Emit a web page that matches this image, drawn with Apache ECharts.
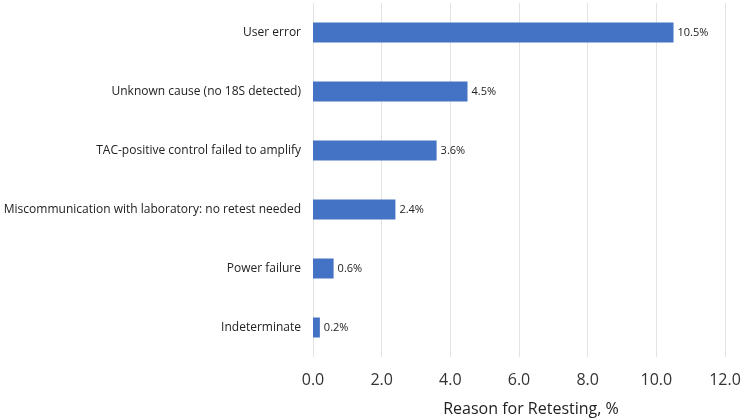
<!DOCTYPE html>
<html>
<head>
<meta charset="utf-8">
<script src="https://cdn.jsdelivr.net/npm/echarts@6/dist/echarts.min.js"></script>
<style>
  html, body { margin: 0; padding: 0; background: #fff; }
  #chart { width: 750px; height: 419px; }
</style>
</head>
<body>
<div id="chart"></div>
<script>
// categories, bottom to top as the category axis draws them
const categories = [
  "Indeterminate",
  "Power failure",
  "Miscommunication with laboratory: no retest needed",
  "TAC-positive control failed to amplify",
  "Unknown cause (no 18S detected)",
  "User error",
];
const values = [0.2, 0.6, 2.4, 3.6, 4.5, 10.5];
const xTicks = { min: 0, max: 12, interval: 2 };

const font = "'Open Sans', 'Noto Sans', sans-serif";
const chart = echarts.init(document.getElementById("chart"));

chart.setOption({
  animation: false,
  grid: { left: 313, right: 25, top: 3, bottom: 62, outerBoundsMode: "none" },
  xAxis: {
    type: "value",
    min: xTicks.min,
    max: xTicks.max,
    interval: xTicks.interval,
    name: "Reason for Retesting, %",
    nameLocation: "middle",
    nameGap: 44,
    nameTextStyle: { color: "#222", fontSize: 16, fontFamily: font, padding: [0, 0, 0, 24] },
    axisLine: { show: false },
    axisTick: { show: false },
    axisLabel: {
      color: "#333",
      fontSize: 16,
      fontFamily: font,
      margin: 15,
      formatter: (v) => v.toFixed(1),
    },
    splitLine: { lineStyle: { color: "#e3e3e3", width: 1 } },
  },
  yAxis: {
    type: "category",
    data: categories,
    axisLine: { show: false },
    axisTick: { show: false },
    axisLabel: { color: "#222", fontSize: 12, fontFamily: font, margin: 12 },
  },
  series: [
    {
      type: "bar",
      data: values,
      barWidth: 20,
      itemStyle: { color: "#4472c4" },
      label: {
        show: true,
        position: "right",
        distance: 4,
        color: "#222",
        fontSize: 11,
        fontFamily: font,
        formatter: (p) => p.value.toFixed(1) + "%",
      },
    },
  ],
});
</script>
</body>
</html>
********
WORK TO DO: Repeat the data above exactly, but not the pictures.

REPLY:
Emit a web page that matches this image, drawn with Apache ECharts.
<!DOCTYPE html>
<html>
<head>
<meta charset="utf-8">
<script src="https://cdn.jsdelivr.net/npm/echarts@6/dist/echarts.min.js"></script>
<style>
  html, body { margin: 0; padding: 0; background: #fff; }
  #chart { width: 750px; height: 419px; }
</style>
</head>
<body>
<div id="chart"></div>
<script>
// categories, bottom to top as the category axis draws them
const categories = [
  "Indeterminate",
  "Power failure",
  "Miscommunication with laboratory: no retest needed",
  "TAC-positive control failed to amplify",
  "Unknown cause (no 18S detected)",
  "User error",
];
const values = [0.2, 0.6, 2.4, 3.6, 4.5, 10.5];
const xTicks = { min: 0, max: 12, interval: 2 };

const font = "'Open Sans', 'Noto Sans', sans-serif";
const chart = echarts.init(document.getElementById("chart"));

chart.setOption({
  animation: false,
  grid: { left: 313, right: 25, top: 3, bottom: 62, outerBoundsMode: "none" },
  xAxis: {
    type: "value",
    min: xTicks.min,
    max: xTicks.max,
    interval: xTicks.interval,
    name: "Reason for Retesting, %",
    nameLocation: "middle",
    nameGap: 44,
    nameTextStyle: { color: "#222", fontSize: 16, fontFamily: font, padding: [0, 0, 0, 24] },
    axisLine: { show: false },
    axisTick: { show: false },
    axisLabel: {
      color: "#333",
      fontSize: 16,
      fontFamily: font,
      margin: 15,
      formatter: (v) => v.toFixed(1),
    },
    splitLine: { lineStyle: { color: "#e3e3e3", width: 1 } },
  },
  yAxis: {
    type: "category",
    data: categories,
    axisLine: { show: false },
    axisTick: { show: false },
    axisLabel: { color: "#222", fontSize: 12, fontFamily: font, margin: 12 },
  },
  series: [
    {
      type: "bar",
      data: values,
      barWidth: 20,
      itemStyle: { color: "#4472c4" },
      label: {
        show: true,
        position: "right",
        distance: 4,
        color: "#222",
        fontSize: 11,
        fontFamily: font,
        formatter: (p) => p.value.toFixed(1) + "%",
      },
    },
  ],
});
</script>
</body>
</html>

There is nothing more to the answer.